Hello again. It's been a year and a half since my last post. I've had quite some distraction from writing during that time.
I can't and won't go into all the details, but the reason for my long absence is that I went through a very painful divorce. It was not something that I wanted nor even thought was going to happen, but it did. Of all the hurtful and painful things I have experienced in my life, this was the most devastating.
Mainly I guess, because of my two precious baby girls. Having to leave them with the knowledge that I wouldn't be there to see them everyday nearly killed me, literally.
My ex-wife and I are both to blame. I wouldn't know how to explain it other than we never got on the same page with each other. Anyway, as I said, I can't nor will go into all the details. Just know that divorce in any aspect is a horrid, devastating thing.
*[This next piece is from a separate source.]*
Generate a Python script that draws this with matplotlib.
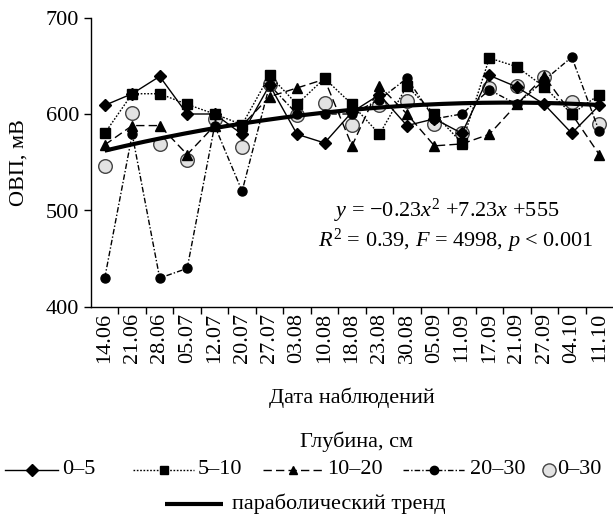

Now, on to what I want to say. Having gone through the most darkest time in my life, I surely would not be writing this now if not for God.
I screamed at Him and cursed at Him for not stopping the divorce from happening. I wanted to walk away from everything. I didn't want to walk away from God, because I new if I did that, I would always know I was wrong and I was afraid of actually walking too far. I was however walking away from ministry and even church. I had not yet physically left church, but it would have come. The things that saved me, I believe, were men of WOC-FUEL. The men's ministry of my church, my friends and my brothers. Their strong words, their soft words, their listening ears and their crying eyes. Most of all their prayers. I believe God had actually set me up. He wasn't surprised by the divorce as I was. He knew it was coming and He surrounded me with people who cared and loved me. He also had my family, my brother and my sister. My siblings and I became closer than we had ever been and for that I am thankful.
Through this all I wanted was for it to be over and me to be over it and happy again. No such luck. God has His plans and His purposes and He knows what they are better than we do and is not predisposed to tell us at all. That's why it's called faith. My faith had been wounded and until I made the decision to put my trust (faith) back in Him, I wasn't going anywhere but deeper and darker.
I am also a believer that God can use whatever or whomever He can or wants to and that whatever or whomever doesn't need the worlds (the Christian world) stamp of approval to do so. God had put in me a deep sense of faith. I said it was wounded not destroyed. Nothing can destroy your faith in God but you. Through out the whole thing I knew God was the only one who could bring me out of it.
Not being involved with ministry so much, I was allowing myself some much needed enjoyments such as reading books that I was interested in. One of these books was an memoir by heavy metal legend Dee Snider. He is the lead singer for the band Twisted Sister.
When I entered high school, I was sorta taken in by the local metal heads. With this group I felt I fit in and heavy metal became my style of music. One of the guys gave me my first copies of some heavy metal music and one of those was Twisted Sister, so I have been a pseudo fan ever since.
Dee Snider's memoir was truly inspirational. He gives his account of going after his dream of being a rock star and the years of failures and struggles it took to make it to the apex of that dream and then the decent into losing everything he had worked for, yet never stopping or never giving up. In a way, I could relate his story to my life. I already had this deep sense of not giving up (despite wanting to and even actually doing it to an extent) and reading Dee Snider's book helped sharpen that and strengthen that in a way no one else could.
Here's what I think you need to know from that. God can use anyone or anything. You have be discerning and God seeking to know what or who he is using and who he is not.
As I said, I knew God was and is the only person who could see me totally through this hell and He is the only one who can see you totally through whatever you may be facing. My path was with God and Dee Snider.